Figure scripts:

----------------

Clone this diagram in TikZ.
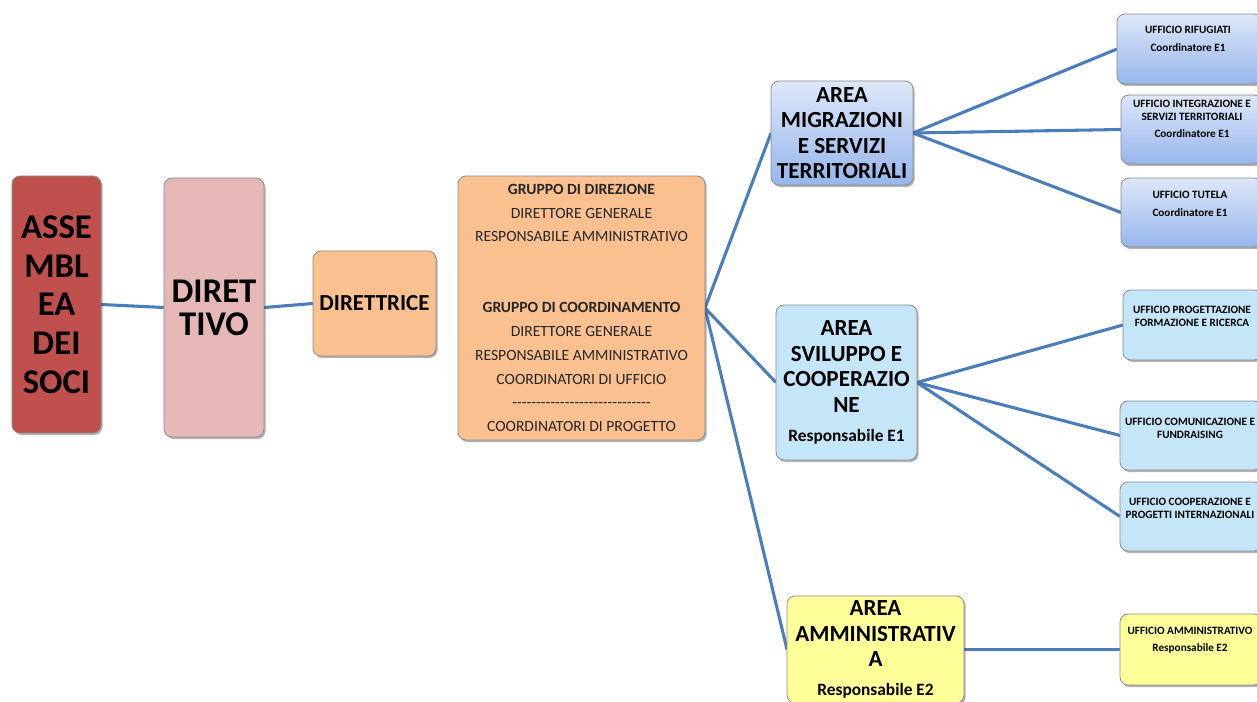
\documentclass[tikz,border=0pt]{standalone}
\usepackage{fontspec}
\setmainfont{Carlito}
\usetikzlibrary{shadows,backgrounds}
\definecolor{lineblue}{RGB}{74,126,187}
\definecolor{assered}{RGB}{192,80,77}
\definecolor{dirpink}{RGB}{229,184,183}
\definecolor{orangel}{RGB}{250,192,144}
\definecolor{bluetop}{RGB}{222,231,249}
\definecolor{bluebot}{RGB}{150,182,236}
\definecolor{skyblue}{RGB}{197,229,249}
\definecolor{yellowl}{RGB}{255,255,153}
\newcommand\hyrow{\mbox{-}\mbox{-}\mbox{-}\mbox{-}\mbox{-}\mbox{-}\mbox{-}\mbox{-}\mbox{-}\mbox{-}\mbox{-}\mbox{-}\mbox{-}\mbox{-}\mbox{-}\mbox{-}\mbox{-}\mbox{-}\mbox{-}\mbox{-}\mbox{-}\mbox{-}\mbox{-}\mbox{-}\mbox{-}\mbox{-}\mbox{-}\mbox{-}\mbox{-}}
\begin{document}
\begin{tikzpicture}[x=0.75pt,y=-0.75pt,
  box/.style={draw=black!45, line width=0.6pt, rounded corners=6pt, inner sep=0pt, outer sep=0pt, align=center,
    drop shadow={opacity=0.3, shadow xshift=1.2pt, shadow yshift=-1.5pt, fill=black}},
  gradbox/.style={box, top color=bluetop, bottom color=bluebot},
  conn/.style={draw=lineblue, line width=2.3pt},
  areafont/.style={font=\bfseries\fontsize{17.3}{19.1}\selectfont},
  uff/.style={align=center, inner sep=0pt, font=\bfseries\fontsize{8.4}{9.75}\selectfont},
]
\useasboundingbox (0,0) rectangle (1257,702);
\clip (0,0) rectangle (1257,702);

% left column
\node[box, fill=assered, minimum width=66.75pt, minimum height=192.75pt,
  font=\bfseries\fontsize{26}{29}\selectfont] (asse) at (56.5,304.5) {ASSE\\MBL\\EA\\DEI\\SOCI};
\node[box, fill=dirpink, minimum width=75pt, minimum height=194.25pt,
  font=\bfseries\fontsize{26}{24.75}\selectfont] (dir) at (214,307.5) {DIRET\\TIVO};
\node[box, fill=orangel, minimum width=92.25pt, minimum height=78.75pt,
  font=\bfseries\fontsize{17.2}{19}\selectfont] (dtr) at (374.5,303.5) {DIRETTRICE};
\node[box, fill=orangel, minimum width=185.25pt, minimum height=198pt,
  font=\fontsize{11.7}{17.8}\selectfont, text=black!85] (grp) at (581.5,308)
  {\textbf{GRUPPO DI DIREZIONE}\\DIRETTORE GENERALE\\RESPONSABILE AMMINISTRATIVO\\[35.5pt]
   \textbf{GRUPPO DI COORDINAMENTO}\\DIRETTORE GENERALE\\RESPONSABILE AMMINISTRATIVO\\COORDINATORI DI UFFICIO\\\hyrow\\COORDINATORI DI PROGETTO};

% areas
\node[gradbox, areafont, minimum width=106.5pt, minimum height=78pt] (amig) at (842,133)
  {AREA\\MIGRAZIONI\\E SERVIZI\\TERRITORIALI};
\node[box, areafont, fill=skyblue, minimum width=105.75pt, minimum height=116.25pt] (asvi) at (846.5,382.5)
  {AREA\\SVILUPPO E\\COOPERAZIO\\NE\\[2.7pt]{\fontsize{13}{19.1}\selectfont Responsabile E1}};
\node[box, areafont, fill=yellowl, minimum width=132.75pt, minimum height=80.25pt] (aamm) at (875.5,649.5)
  {AREA\\AMMINISTRATIV\\A\\[2.7pt]{\fontsize{13}{19.1}\selectfont Responsabile E2}};

% offices
\node[gradbox, minimum width=108.75pt, minimum height=52.5pt] (urif) at (1189.5,49) {};
\node[gradbox, minimum width=105.75pt, minimum height=51.75pt] (uint) at (1191.5,129.5) {};
\node[gradbox, minimum width=105.75pt, minimum height=51.75pt] (utut) at (1191.5,212.5) {};
\node[box, fill=skyblue, minimum width=104.25pt, minimum height=52.5pt] (upro) at (1192.5,325) {};
\node[box, fill=skyblue, minimum width=106.5pt, minimum height=51.75pt] (ucom) at (1191,435.5) {};
\node[box, fill=skyblue, minimum width=106.5pt, minimum height=51.75pt] (ucoo) at (1191,516.5) {};
\node[box, fill=yellowl, minimum width=106.5pt, minimum height=53.25pt] (uamm) at (1191,649.5) {};

\node[uff] (turif) at (1188,39) {UFFICIO RIFUGIATI\\[3.4pt]Coordinatore E1};
\node[uff] (tuint) at (1192,119) {UFFICIO INTEGRAZIONE E\\SERVIZI TERRITORIALI\\[3.4pt]Coordinatore E1};
\node[uff] (tutut) at (1190,204) {UFFICIO TUTELA\\[3.4pt]Coordinatore E1};
\node[uff] (tupro) at (1192,316) {UFFICIO PROGETTAZIONE\\FORMAZIONE E RICERCA};
\node[uff] (tucom) at (1190,428) {UFFICIO COMUNICAZIONE E\\FUNDRAISING};
\node[uff] (tucoo) at (1190,508) {UFFICIO COOPERAZIONE E\\PROGETTI INTERNAZIONALI};
\node[uff] (tuamm) at (1190,640) {UFFICIO AMMINISTRATIVO\\[3.4pt]Responsabile E2};

% connectors
\begin{scope}[on background layer]
\draw[conn] (asse.east) -- (dir.west);
\draw[conn] (dir.east) -- (dtr.west);
\draw[conn] (grp.east) -- (amig.west);
\draw[conn] (grp.east) -- (asvi.west);
\draw[conn] (grp.east) -- (aamm.west);
\draw[conn] (amig.east) -- (urif.west);
\draw[conn] (amig.east) -- (uint.west);
\draw[conn] (amig.east) -- (utut.west);
\draw[conn] (asvi.east) -- (upro.west);
\draw[conn] (asvi.east) -- (ucom.west);
\draw[conn] (asvi.east) -- (ucoo.west);
\draw[conn] (aamm.east) -- (uamm.west);
\end{scope}
\end{tikzpicture}
\end{document}
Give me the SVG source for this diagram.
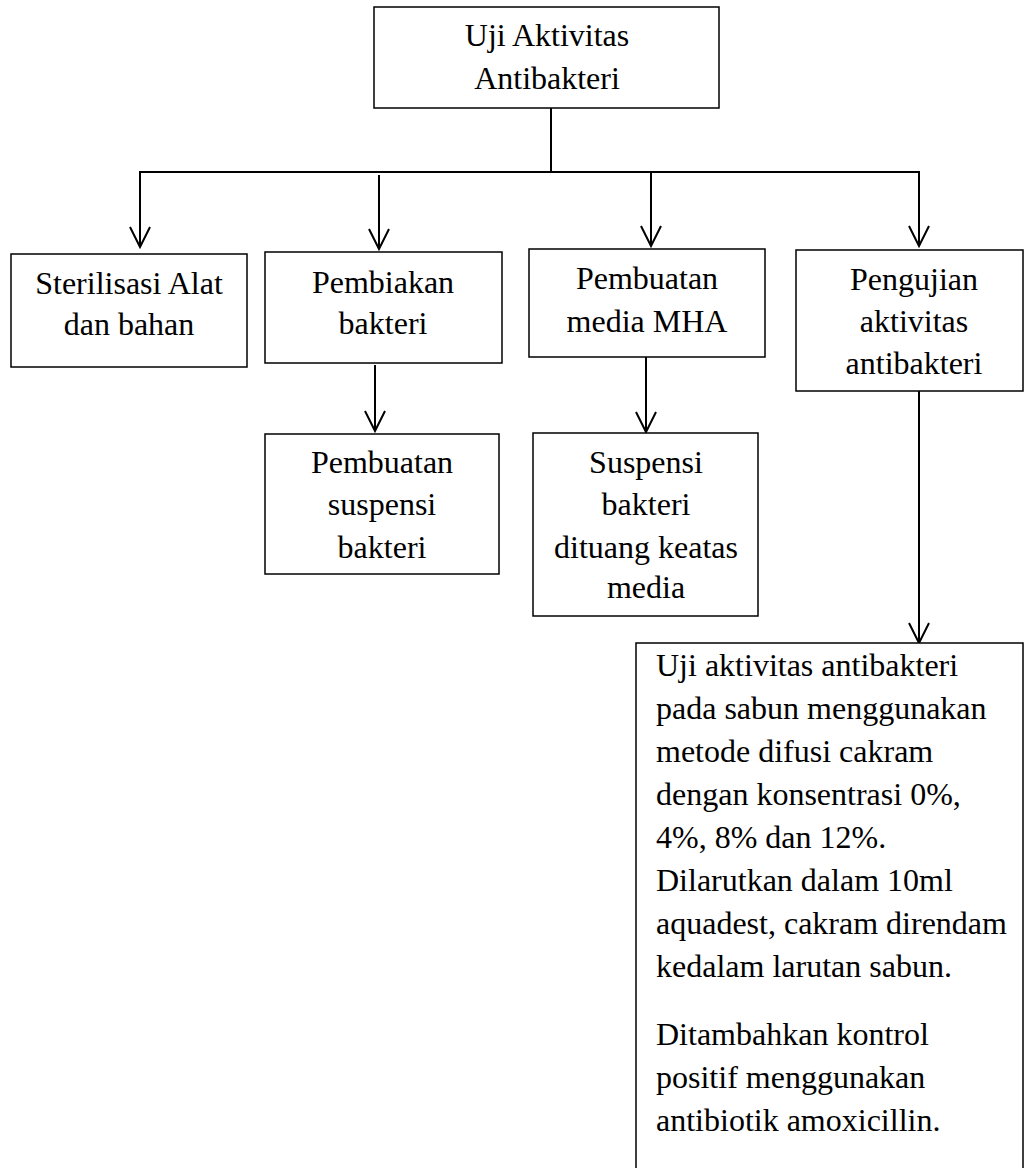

----------------

Without the pictures, write out the whole listing above exactly as it appears.

▸ **WRITTEN SOLUTION**:
Clone this diagram in TikZ.
\documentclass[tikz,border=0pt]{standalone}
\usepackage{fontspec}
\setmainfont{Carlito}
\usetikzlibrary{shadows,backgrounds}
\definecolor{lineblue}{RGB}{74,126,187}
\definecolor{assered}{RGB}{192,80,77}
\definecolor{dirpink}{RGB}{229,184,183}
\definecolor{orangel}{RGB}{250,192,144}
\definecolor{bluetop}{RGB}{222,231,249}
\definecolor{bluebot}{RGB}{150,182,236}
\definecolor{skyblue}{RGB}{197,229,249}
\definecolor{yellowl}{RGB}{255,255,153}
\newcommand\hyrow{\mbox{-}\mbox{-}\mbox{-}\mbox{-}\mbox{-}\mbox{-}\mbox{-}\mbox{-}\mbox{-}\mbox{-}\mbox{-}\mbox{-}\mbox{-}\mbox{-}\mbox{-}\mbox{-}\mbox{-}\mbox{-}\mbox{-}\mbox{-}\mbox{-}\mbox{-}\mbox{-}\mbox{-}\mbox{-}\mbox{-}\mbox{-}\mbox{-}\mbox{-}}
\begin{document}
\begin{tikzpicture}[x=0.75pt,y=-0.75pt,
  box/.style={draw=black!45, line width=0.6pt, rounded corners=6pt, inner sep=0pt, outer sep=0pt, align=center,
    drop shadow={opacity=0.3, shadow xshift=1.2pt, shadow yshift=-1.5pt, fill=black}},
  gradbox/.style={box, top color=bluetop, bottom color=bluebot},
  conn/.style={draw=lineblue, line width=2.3pt},
  areafont/.style={font=\bfseries\fontsize{17.3}{19.1}\selectfont},
  uff/.style={align=center, inner sep=0pt, font=\bfseries\fontsize{8.4}{9.75}\selectfont},
]
\useasboundingbox (0,0) rectangle (1257,702);
\clip (0,0) rectangle (1257,702);

% left column
\node[box, fill=assered, minimum width=66.75pt, minimum height=192.75pt,
  font=\bfseries\fontsize{26}{29}\selectfont] (asse) at (56.5,304.5) {ASSE\\MBL\\EA\\DEI\\SOCI};
\node[box, fill=dirpink, minimum width=75pt, minimum height=194.25pt,
  font=\bfseries\fontsize{26}{24.75}\selectfont] (dir) at (214,307.5) {DIRET\\TIVO};
\node[box, fill=orangel, minimum width=92.25pt, minimum height=78.75pt,
  font=\bfseries\fontsize{17.2}{19}\selectfont] (dtr) at (374.5,303.5) {DIRETTRICE};
\node[box, fill=orangel, minimum width=185.25pt, minimum height=198pt,
  font=\fontsize{11.7}{17.8}\selectfont, text=black!85] (grp) at (581.5,308)
  {\textbf{GRUPPO DI DIREZIONE}\\DIRETTORE GENERALE\\RESPONSABILE AMMINISTRATIVO\\[35.5pt]
   \textbf{GRUPPO DI COORDINAMENTO}\\DIRETTORE GENERALE\\RESPONSABILE AMMINISTRATIVO\\COORDINATORI DI UFFICIO\\\hyrow\\COORDINATORI DI PROGETTO};

% areas
\node[gradbox, areafont, minimum width=106.5pt, minimum height=78pt] (amig) at (842,133)
  {AREA\\MIGRAZIONI\\E SERVIZI\\TERRITORIALI};
\node[box, areafont, fill=skyblue, minimum width=105.75pt, minimum height=116.25pt] (asvi) at (846.5,382.5)
  {AREA\\SVILUPPO E\\COOPERAZIO\\NE\\[2.7pt]{\fontsize{13}{19.1}\selectfont Responsabile E1}};
\node[box, areafont, fill=yellowl, minimum width=132.75pt, minimum height=80.25pt] (aamm) at (875.5,649.5)
  {AREA\\AMMINISTRATIV\\A\\[2.7pt]{\fontsize{13}{19.1}\selectfont Responsabile E2}};

% offices
\node[gradbox, minimum width=108.75pt, minimum height=52.5pt] (urif) at (1189.5,49) {};
\node[gradbox, minimum width=105.75pt, minimum height=51.75pt] (uint) at (1191.5,129.5) {};
\node[gradbox, minimum width=105.75pt, minimum height=51.75pt] (utut) at (1191.5,212.5) {};
\node[box, fill=skyblue, minimum width=104.25pt, minimum height=52.5pt] (upro) at (1192.5,325) {};
\node[box, fill=skyblue, minimum width=106.5pt, minimum height=51.75pt] (ucom) at (1191,435.5) {};
\node[box, fill=skyblue, minimum width=106.5pt, minimum height=51.75pt] (ucoo) at (1191,516.5) {};
\node[box, fill=yellowl, minimum width=106.5pt, minimum height=53.25pt] (uamm) at (1191,649.5) {};

\node[uff] (turif) at (1188,39) {UFFICIO RIFUGIATI\\[3.4pt]Coordinatore E1};
\node[uff] (tuint) at (1192,119) {UFFICIO INTEGRAZIONE E\\SERVIZI TERRITORIALI\\[3.4pt]Coordinatore E1};
\node[uff] (tutut) at (1190,204) {UFFICIO TUTELA\\[3.4pt]Coordinatore E1};
\node[uff] (tupro) at (1192,316) {UFFICIO PROGETTAZIONE\\FORMAZIONE E RICERCA};
\node[uff] (tucom) at (1190,428) {UFFICIO COMUNICAZIONE E\\FUNDRAISING};
\node[uff] (tucoo) at (1190,508) {UFFICIO COOPERAZIONE E\\PROGETTI INTERNAZIONALI};
\node[uff] (tuamm) at (1190,640) {UFFICIO AMMINISTRATIVO\\[3.4pt]Responsabile E2};

% connectors
\begin{scope}[on background layer]
\draw[conn] (asse.east) -- (dir.west);
\draw[conn] (dir.east) -- (dtr.west);
\draw[conn] (grp.east) -- (amig.west);
\draw[conn] (grp.east) -- (asvi.west);
\draw[conn] (grp.east) -- (aamm.west);
\draw[conn] (amig.east) -- (urif.west);
\draw[conn] (amig.east) -- (uint.west);
\draw[conn] (amig.east) -- (utut.west);
\draw[conn] (asvi.east) -- (upro.west);
\draw[conn] (asvi.east) -- (ucom.west);
\draw[conn] (asvi.east) -- (ucoo.west);
\draw[conn] (aamm.east) -- (uamm.west);
\end{scope}
\end{tikzpicture}
\end{document}
Give me the SVG source for this diagram.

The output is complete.